Algebraic geometry and analytic geometry are closely related (witness GAGA). But the latter still seems much "bigger" than the former. I'd like to be able to get from algebraic geometry to analytic geometry in many small steps rather than what feels to me like one giant leap. Sort of like how we can interpolate between differential and continuous topology by looking at categories of $C^{(k)}$ manifolds.
Question 1: Are there interesting categories of "spaces" interpolating between the world of algebraic geometry and the world of analytic geometry?

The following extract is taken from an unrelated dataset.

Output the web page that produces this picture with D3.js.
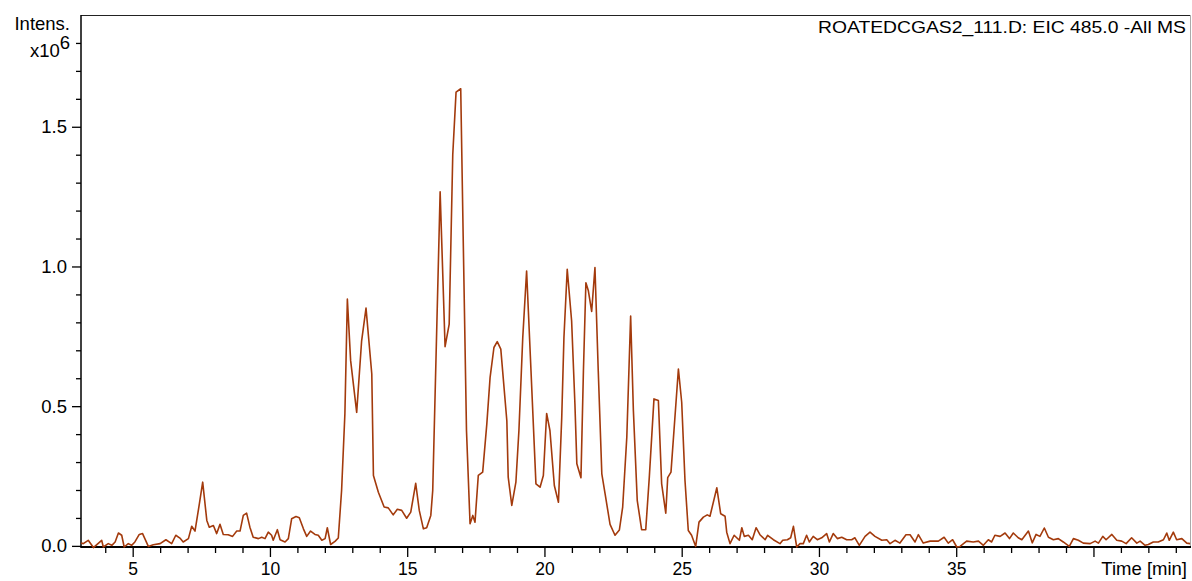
<!DOCTYPE html>
<html>
<head>
<meta charset="utf-8">
<script src="https://cdn.jsdelivr.net/npm/d3@7"></script>
<style>
  body { margin: 0; background: #fff; }
  svg text { font-family: "Liberation Sans", Arial, sans-serif; fill: #000; }
</style>
</head>
<body>
<div id="chart"></div>
<script>
// EIC trace (time in min, intensity in 1e6 counts)
var timeMin = [3.12, 3.20, 3.38, 3.57, 3.87, 3.93, 4.11, 4.24, 4.36, 4.48, 4.60, 4.69, 4.84, 4.96, 5.08, 5.24, 5.36, 5.57, 5.75, 6.00,
  6.21, 6.42, 6.57, 6.72, 6.84, 7.03, 7.15, 7.27, 7.43, 7.55, 7.70, 7.79, 7.94, 8.06, 8.18, 8.30, 8.48, 8.64, 8.79, 8.91,
  9.03, 9.15, 9.27, 9.39, 9.58, 9.70, 9.82, 9.94, 10.06, 10.12, 10.27, 10.37, 10.55, 10.67, 10.79, 10.95, 11.07, 11.22, 11.34, 11.48,
  11.64, 11.76, 11.89, 12.01, 12.09, 12.21, 12.37, 12.49, 12.61, 12.73, 12.82, 12.94, 13.16, 13.34, 13.50, 13.71, 13.77, 13.95, 14.16, 14.31,
  14.49, 14.64, 14.80, 14.98, 15.13, 15.31, 15.44, 15.59, 15.71, 15.86, 15.93, 16.20, 16.38, 16.53, 16.66, 16.78, 16.95, 17.04, 17.16, 17.29,
  17.39, 17.47, 17.59, 17.75, 17.90, 18.02, 18.16, 18.28, 18.41, 18.63, 18.68, 18.81, 18.96, 19.07, 19.21, 19.35, 19.51, 19.69, 19.84, 19.96,
  20.08, 20.20, 20.36, 20.51, 20.63, 20.71, 20.83, 20.99, 21.11, 21.18, 21.33, 21.42, 21.51, 21.60, 21.72, 21.84, 21.96, 22.09, 22.21, 22.39,
  22.57, 22.73, 22.85, 23.00, 23.14, 23.24, 23.38, 23.54, 23.69, 23.82, 23.99, 24.15, 24.27, 24.42, 24.49, 24.61, 24.88, 25.00, 25.12, 25.24,
  25.36, 25.51, 25.63, 25.79, 25.93, 26.03, 26.28, 26.42, 26.58, 26.64, 26.76, 26.91, 27.10, 27.19, 27.28, 27.43, 27.57, 27.71, 27.85, 28.04,
  28.13, 28.34, 28.58, 28.68, 28.85, 28.97, 29.07, 29.19, 29.31, 29.43, 29.55, 29.65, 29.79, 29.94, 30.10, 30.28, 30.38, 30.52, 30.67, 30.83,
  31.01, 31.19, 31.31, 31.47, 31.68, 31.86, 32.04, 32.29, 32.47, 32.59, 32.77, 32.95, 33.17, 33.32, 33.50, 33.62, 33.80, 34.05, 34.35, 34.56,
  34.71, 34.87, 35.02, 35.14, 35.38, 35.62, 35.81, 35.99, 36.17, 36.29, 36.41, 36.60, 36.78, 36.94, 37.08, 37.26, 37.39, 37.63, 37.77, 37.91,
  38.05, 38.21, 38.36, 38.54, 38.72, 38.90, 39.12, 39.27, 39.45, 39.63, 39.88, 40.06, 40.18, 40.34, 40.46, 40.67, 40.85, 41.03, 41.19, 41.39,
  41.58, 41.70, 41.88, 42.00, 42.18, 42.36, 42.55, 42.67, 42.76, 42.91, 43.03, 43.22, 43.40, 43.52];

var intensity = [0.010, 0.008, 0.020, -0.006, 0.020, -0.004, 0.008, 0.002, 0.014, 0.046, 0.038, -0.004, 0.008, 0.002, 0.014, 0.041, 0.044, -0.002, 0.004, 0.008,
  0.022, 0.008, 0.038, 0.028, 0.014, 0.026, 0.070, 0.053, 0.151, 0.228, 0.091, 0.067, 0.073, 0.044, 0.077, 0.041, 0.040, 0.034, 0.053, 0.053,
  0.109, 0.117, 0.067, 0.031, 0.026, 0.031, 0.026, 0.049, 0.038, 0.020, 0.058, 0.022, 0.014, 0.026, 0.097, 0.105, 0.101, 0.061, 0.034, 0.053,
  0.041, 0.038, 0.020, 0.026, 0.065, 0.005, 0.016, 0.028, 0.198, 0.472, 0.883, 0.663, 0.478, 0.734, 0.851, 0.615, 0.252, 0.192, 0.139, 0.136,
  0.111, 0.131, 0.127, 0.099, 0.121, 0.224, 0.127, 0.061, 0.065, 0.109, 0.198, 1.267, 0.713, 0.794, 1.401, 1.624, 1.636, 1.103, 0.413, 0.079,
  0.109, 0.085, 0.252, 0.264, 0.436, 0.603, 0.710, 0.731, 0.704, 0.448, 0.246, 0.145, 0.228, 0.413, 0.746, 0.984, 0.627, 0.222, 0.210, 0.252,
  0.474, 0.413, 0.216, 0.156, 0.460, 0.746, 0.990, 0.805, 0.508, 0.294, 0.244, 0.627, 0.942, 0.913, 0.839, 0.996, 0.627, 0.258, 0.186, 0.077,
  0.038, 0.057, 0.139, 0.389, 0.823, 0.484, 0.163, 0.058, 0.058, 0.246, 0.526, 0.520, 0.222, 0.117, 0.244, 0.264, 0.633, 0.514, 0.234, 0.055,
  0.038, -0.002, 0.085, 0.103, 0.111, 0.106, 0.208, 0.115, 0.106, 0.049, 0.008, 0.038, 0.020, 0.065, 0.034, 0.038, 0.022, 0.065, 0.040, 0.022,
  0.038, 0.022, 0.008, 0.020, 0.022, 0.029, 0.070, -0.004, 0.008, 0.008, 0.038, 0.014, 0.034, 0.022, 0.029, 0.044, 0.014, 0.044, 0.026, 0.031,
  0.022, 0.022, 0.029, 0.002, 0.034, 0.049, 0.034, 0.020, 0.022, 0.008, 0.020, 0.010, 0.040, 0.040, 0.014, 0.040, 0.010, 0.017, 0.017, 0.031,
  0.010, 0.022, -0.004, -0.002, 0.017, 0.014, 0.017, 0.002, 0.022, 0.014, 0.038, 0.034, 0.046, 0.026, 0.046, 0.029, 0.022, 0.053, 0.011, 0.041,
  0.034, 0.064, 0.031, 0.022, 0.026, 0.014, -0.002, 0.026, 0.020, 0.010, 0.008, 0.017, 0.010, 0.034, 0.022, 0.041, 0.020, 0.017, 0.008, 0.029,
  0.010, 0.017, 0.002, 0.005, 0.014, 0.014, 0.022, 0.046, 0.020, 0.049, 0.022, 0.026, 0.010, 0.008];

var yMajor = [0, 0.5, 1.0, 1.5];
var yLabels = ["0.0", "0.5", "1.0", "1.5"];
var xMajor = [5, 10, 15, 20, 25, 30, 35, 40];
var xLabels = ["5", "10", "15", "20", "25", "30", "35", ""];
var title = "ROATEDCGAS2_111.D: EIC 485.0 -All MS";

var width = 1192, height = 581;
var mLeft = 81, mRight = 1190, mTop = 15, mBottom = 547;

var svg = d3.select("#chart").append("svg")
  .attr("width", width)
  .attr("height", height);

var x = d3.scaleLinear().domain([3.117, 43.517]).range([mLeft, mRight]);
var y = d3.scaleLinear().domain([-0.004, 1.9]).range([mBottom, mTop]);

// frame: top dark, right light grey
svg.append("line").attr("x1", mLeft).attr("x2", mRight).attr("y1", mTop + 0.5).attr("y2", mTop + 0.5)
  .attr("stroke", "#222").attr("stroke-width", 1.2);
svg.append("line").attr("x1", mRight + 0.5).attr("x2", mRight + 0.5).attr("y1", mTop).attr("y2", mBottom)
  .attr("stroke", "#aaa").attr("stroke-width", 1);

// minor ticks
var yMinor = d3.range(0, 19).map(function(i) { return i / 10; }).filter(function(v) { return yMajor.indexOf(v) < 0; });
var xMinor = d3.range(4, 44).filter(function(v) { return v % 5 !== 0; });

svg.append("g")
  .attr("transform", "translate(" + mLeft + ",0)")
  .call(d3.axisLeft(y).tickValues(yMinor).tickSize(5).tickFormat(""))
  .call(function(g) { g.select(".domain").remove(); g.selectAll("line").attr("stroke-width", 1.3); });

svg.append("g")
  .attr("transform", "translate(0," + mBottom + ")")
  .call(d3.axisBottom(x).tickValues(xMinor).tickSize(6).tickFormat(""))
  .call(function(g) { g.select(".domain").remove(); g.selectAll("line").attr("stroke-width", 1.3); });

// major ticks with labels
svg.append("g")
  .attr("transform", "translate(" + mLeft + ",0)")
  .call(d3.axisLeft(y).tickValues(yMajor).tickSize(9).tickPadding(5)
    .tickFormat(function(d, i) { return yLabels[i]; }))
  .call(function(g) {
    g.select(".domain").remove();
    g.selectAll("line").attr("stroke-width", 1.3);
    g.selectAll("text").attr("font-size", 18.5).attr("font-family", null);
  });

svg.append("g")
  .attr("transform", "translate(0," + mBottom + ")")
  .call(d3.axisBottom(x).tickValues(xMajor).tickSize(10).tickPadding(6)
    .tickFormat(function(d, i) { return xLabels[i]; }))
  .call(function(g) {
    g.select(".domain").remove();
    g.selectAll("line").attr("stroke-width", 1.3);
    g.selectAll("text").attr("font-size", 17.5).attr("font-family", null);
  });

// axis lines
svg.append("line").attr("x1", mLeft).attr("x2", mLeft).attr("y1", mTop).attr("y2", mBottom + 1)
  .attr("stroke", "#000").attr("stroke-width", 1.5);
svg.append("line").attr("x1", mLeft).attr("x2", mRight + 1).attr("y1", mBottom).attr("y2", mBottom)
  .attr("stroke", "#000").attr("stroke-width", 2);

// trace
var pts = timeMin.map(function(t, i) { return [t, intensity[i]]; });
svg.append("path")
  .datum(pts)
  .attr("fill", "none")
  .attr("stroke", "#a33a0c")
  .attr("stroke-width", 1.6)
  .attr("stroke-linejoin", "round")
  .attr("d", d3.line()
    .x(function(d) { return x(d[0]); })
    .y(function(d) { return y(d[1]); }));

// labels
svg.append("text").attr("x", 70).attr("y", 30).attr("text-anchor", "end")
  .attr("font-size", 18.5).text("Intens.");
var exp = svg.append("text").attr("x", 70).attr("y", 57).attr("text-anchor", "end").attr("font-size", 18.5);
exp.append("tspan").text("x10");
exp.append("tspan").attr("dy", -8).text("6");

svg.append("text").attr("x", 1186).attr("y", 33).attr("text-anchor", "end")
  .attr("font-size", 17).attr("textLength", 368).attr("lengthAdjust", "spacingAndGlyphs")
  .text(title);

svg.append("text").attr("x", 1187).attr("y", 575).attr("text-anchor", "end")
  .attr("font-size", 18.5).text("Time [min]");
</script>
</body>
</html>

Here's an attempt to be a bit more precise. Let $Alg$ be some category of nice schemes over $\mathbb C$ (if there's something interesting to be said about how the nonarchimedean or non-algebraically-closed case looks, I'd also be interested to known about that.), and let $An$ be some category of nice analytic spaces over $\mathbb C$. Then does there exist any kind of filtration $Alg = \mathcal C^0 \to \mathcal C^1 \to \cdots \to \mathcal C^\omega = An$ where the $\mathcal C^i$ are categories of spaces of an intermediate algebraic/analytic nature, and there are "inclusion" functors $\mathcal C^i \to \mathcal C^{i+1}$?
I suspect that the question is highly sensitive to what precisely is meant by a "nice" scheme or a "nice" analytic space. Indeed, with enough "niceness" conditions, GAGA should tell us that we already have $Alg = An$. Unfortunately, I am too ignorant to formulate a more precise version of the question.
Question 2: Alternatively, is there some natural collection of categories where $An$ is "terminal" and $Alg$ is "initial"?
Here I have in mind some vague idea of schemes where the functions are "closed under differentiation" in some sense: $An$ might then be the case where we have as many functions as possible ("generated coinductively", maybe), while $Alg$ is where we have as few functions as possible.